Return, exactly as written, every line from the first line of the data below through the line that contains "var sigLevel = 93.5;".

* * *

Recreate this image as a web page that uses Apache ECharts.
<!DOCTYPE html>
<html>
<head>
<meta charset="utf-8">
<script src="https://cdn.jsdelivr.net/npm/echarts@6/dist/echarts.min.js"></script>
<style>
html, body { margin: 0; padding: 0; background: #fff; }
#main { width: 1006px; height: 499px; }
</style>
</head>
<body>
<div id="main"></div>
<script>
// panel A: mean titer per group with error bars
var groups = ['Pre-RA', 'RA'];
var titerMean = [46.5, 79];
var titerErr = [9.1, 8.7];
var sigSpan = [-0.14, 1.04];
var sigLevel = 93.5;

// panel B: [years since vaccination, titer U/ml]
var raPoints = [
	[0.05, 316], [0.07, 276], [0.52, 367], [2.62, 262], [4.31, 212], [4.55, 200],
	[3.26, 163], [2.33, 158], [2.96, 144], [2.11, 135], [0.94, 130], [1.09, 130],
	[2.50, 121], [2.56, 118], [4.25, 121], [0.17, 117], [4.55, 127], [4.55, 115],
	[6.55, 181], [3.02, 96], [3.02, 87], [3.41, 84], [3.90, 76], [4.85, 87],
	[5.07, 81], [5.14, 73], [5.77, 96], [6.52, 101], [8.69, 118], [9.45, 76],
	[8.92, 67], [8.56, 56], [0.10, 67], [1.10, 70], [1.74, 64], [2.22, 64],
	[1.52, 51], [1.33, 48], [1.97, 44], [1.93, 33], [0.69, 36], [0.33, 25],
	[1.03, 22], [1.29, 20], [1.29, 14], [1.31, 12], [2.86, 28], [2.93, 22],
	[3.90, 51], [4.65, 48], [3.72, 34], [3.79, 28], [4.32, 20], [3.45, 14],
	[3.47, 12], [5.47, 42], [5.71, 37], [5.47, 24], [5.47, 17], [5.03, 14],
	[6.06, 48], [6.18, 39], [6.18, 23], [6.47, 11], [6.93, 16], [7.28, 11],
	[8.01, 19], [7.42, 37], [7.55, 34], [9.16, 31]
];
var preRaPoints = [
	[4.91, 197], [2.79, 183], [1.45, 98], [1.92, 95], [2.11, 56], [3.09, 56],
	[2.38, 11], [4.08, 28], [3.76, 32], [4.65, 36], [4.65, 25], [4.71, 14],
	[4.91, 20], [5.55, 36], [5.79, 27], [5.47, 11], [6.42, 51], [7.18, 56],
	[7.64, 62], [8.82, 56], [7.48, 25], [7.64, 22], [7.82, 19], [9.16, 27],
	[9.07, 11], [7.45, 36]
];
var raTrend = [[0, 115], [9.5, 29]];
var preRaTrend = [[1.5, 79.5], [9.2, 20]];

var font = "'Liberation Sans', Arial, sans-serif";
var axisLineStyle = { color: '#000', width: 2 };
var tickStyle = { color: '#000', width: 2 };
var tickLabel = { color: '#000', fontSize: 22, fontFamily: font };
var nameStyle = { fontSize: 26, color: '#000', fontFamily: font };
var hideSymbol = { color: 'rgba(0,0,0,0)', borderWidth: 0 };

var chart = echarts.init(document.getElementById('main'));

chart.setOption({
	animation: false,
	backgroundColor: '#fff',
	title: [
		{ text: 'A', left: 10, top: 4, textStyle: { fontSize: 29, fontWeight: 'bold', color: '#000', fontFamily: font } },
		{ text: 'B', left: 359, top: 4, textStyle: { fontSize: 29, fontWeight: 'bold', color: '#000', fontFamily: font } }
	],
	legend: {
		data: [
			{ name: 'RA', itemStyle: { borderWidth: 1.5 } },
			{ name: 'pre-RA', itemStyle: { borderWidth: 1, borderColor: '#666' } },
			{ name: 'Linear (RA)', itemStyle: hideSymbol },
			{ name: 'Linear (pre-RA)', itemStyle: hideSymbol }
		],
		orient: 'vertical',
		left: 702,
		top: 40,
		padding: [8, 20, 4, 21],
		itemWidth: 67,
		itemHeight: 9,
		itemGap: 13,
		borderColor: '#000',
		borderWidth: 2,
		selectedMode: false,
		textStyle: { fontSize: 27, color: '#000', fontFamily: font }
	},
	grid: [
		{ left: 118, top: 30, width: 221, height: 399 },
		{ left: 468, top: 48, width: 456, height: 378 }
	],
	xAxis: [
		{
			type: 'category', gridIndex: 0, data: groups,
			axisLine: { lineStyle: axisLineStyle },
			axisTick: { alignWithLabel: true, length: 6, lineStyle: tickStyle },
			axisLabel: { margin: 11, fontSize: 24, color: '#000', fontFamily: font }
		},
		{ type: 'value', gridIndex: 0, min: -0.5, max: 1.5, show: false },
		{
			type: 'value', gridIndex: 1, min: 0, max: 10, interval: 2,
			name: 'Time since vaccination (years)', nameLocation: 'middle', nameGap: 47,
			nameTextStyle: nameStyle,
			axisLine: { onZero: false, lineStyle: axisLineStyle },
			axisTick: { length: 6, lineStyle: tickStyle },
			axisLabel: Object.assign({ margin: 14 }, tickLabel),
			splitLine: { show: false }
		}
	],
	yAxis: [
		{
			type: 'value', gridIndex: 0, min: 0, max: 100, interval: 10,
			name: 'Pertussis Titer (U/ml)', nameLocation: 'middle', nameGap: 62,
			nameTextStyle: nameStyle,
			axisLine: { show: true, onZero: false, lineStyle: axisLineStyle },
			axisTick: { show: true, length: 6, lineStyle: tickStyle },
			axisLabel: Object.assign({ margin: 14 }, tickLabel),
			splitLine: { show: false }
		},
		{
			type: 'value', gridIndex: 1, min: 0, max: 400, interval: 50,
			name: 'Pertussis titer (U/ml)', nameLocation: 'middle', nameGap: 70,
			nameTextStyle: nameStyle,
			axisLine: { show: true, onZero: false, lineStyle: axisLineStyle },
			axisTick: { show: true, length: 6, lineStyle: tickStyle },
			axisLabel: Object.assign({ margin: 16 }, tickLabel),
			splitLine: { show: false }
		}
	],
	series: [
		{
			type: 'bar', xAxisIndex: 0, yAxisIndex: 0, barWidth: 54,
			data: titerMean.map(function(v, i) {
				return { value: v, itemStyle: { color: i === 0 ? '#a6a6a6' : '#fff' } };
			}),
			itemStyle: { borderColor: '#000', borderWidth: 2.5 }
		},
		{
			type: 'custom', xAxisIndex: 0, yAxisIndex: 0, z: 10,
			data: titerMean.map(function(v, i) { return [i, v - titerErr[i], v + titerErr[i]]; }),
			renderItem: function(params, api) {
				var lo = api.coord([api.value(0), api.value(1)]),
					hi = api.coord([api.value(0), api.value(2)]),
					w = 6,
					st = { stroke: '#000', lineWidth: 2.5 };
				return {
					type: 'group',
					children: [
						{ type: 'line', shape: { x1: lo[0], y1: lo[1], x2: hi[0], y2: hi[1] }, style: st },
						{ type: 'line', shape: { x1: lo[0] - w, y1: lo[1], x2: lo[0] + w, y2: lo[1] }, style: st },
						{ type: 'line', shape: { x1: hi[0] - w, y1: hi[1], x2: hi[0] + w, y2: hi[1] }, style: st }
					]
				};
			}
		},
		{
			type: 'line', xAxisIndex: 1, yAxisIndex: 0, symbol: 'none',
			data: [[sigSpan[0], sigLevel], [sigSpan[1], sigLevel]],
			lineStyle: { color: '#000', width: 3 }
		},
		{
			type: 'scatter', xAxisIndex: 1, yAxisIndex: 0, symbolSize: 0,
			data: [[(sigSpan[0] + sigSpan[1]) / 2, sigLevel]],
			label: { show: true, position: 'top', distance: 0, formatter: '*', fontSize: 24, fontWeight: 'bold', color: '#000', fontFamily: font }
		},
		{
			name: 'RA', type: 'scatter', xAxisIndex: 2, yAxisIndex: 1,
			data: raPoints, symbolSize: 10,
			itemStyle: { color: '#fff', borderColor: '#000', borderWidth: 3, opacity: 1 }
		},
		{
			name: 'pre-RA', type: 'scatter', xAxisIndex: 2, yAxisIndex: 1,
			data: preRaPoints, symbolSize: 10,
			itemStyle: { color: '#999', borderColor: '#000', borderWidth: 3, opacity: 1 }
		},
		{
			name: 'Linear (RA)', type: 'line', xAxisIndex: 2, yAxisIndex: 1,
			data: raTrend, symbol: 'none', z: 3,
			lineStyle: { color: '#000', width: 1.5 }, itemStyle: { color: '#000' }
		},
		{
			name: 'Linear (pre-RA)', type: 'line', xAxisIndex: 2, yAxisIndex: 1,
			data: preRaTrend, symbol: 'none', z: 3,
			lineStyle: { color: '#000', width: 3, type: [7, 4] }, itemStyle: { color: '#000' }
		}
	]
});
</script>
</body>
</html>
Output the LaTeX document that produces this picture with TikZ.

* * *

- [THE COMPLETED TASK]
Recreate this image as a web page that uses Apache ECharts.
<!DOCTYPE html>
<html>
<head>
<meta charset="utf-8">
<script src="https://cdn.jsdelivr.net/npm/echarts@6/dist/echarts.min.js"></script>
<style>
html, body { margin: 0; padding: 0; background: #fff; }
#main { width: 1006px; height: 499px; }
</style>
</head>
<body>
<div id="main"></div>
<script>
// panel A: mean titer per group with error bars
var groups = ['Pre-RA', 'RA'];
var titerMean = [46.5, 79];
var titerErr = [9.1, 8.7];
var sigSpan = [-0.14, 1.04];
var sigLevel = 93.5;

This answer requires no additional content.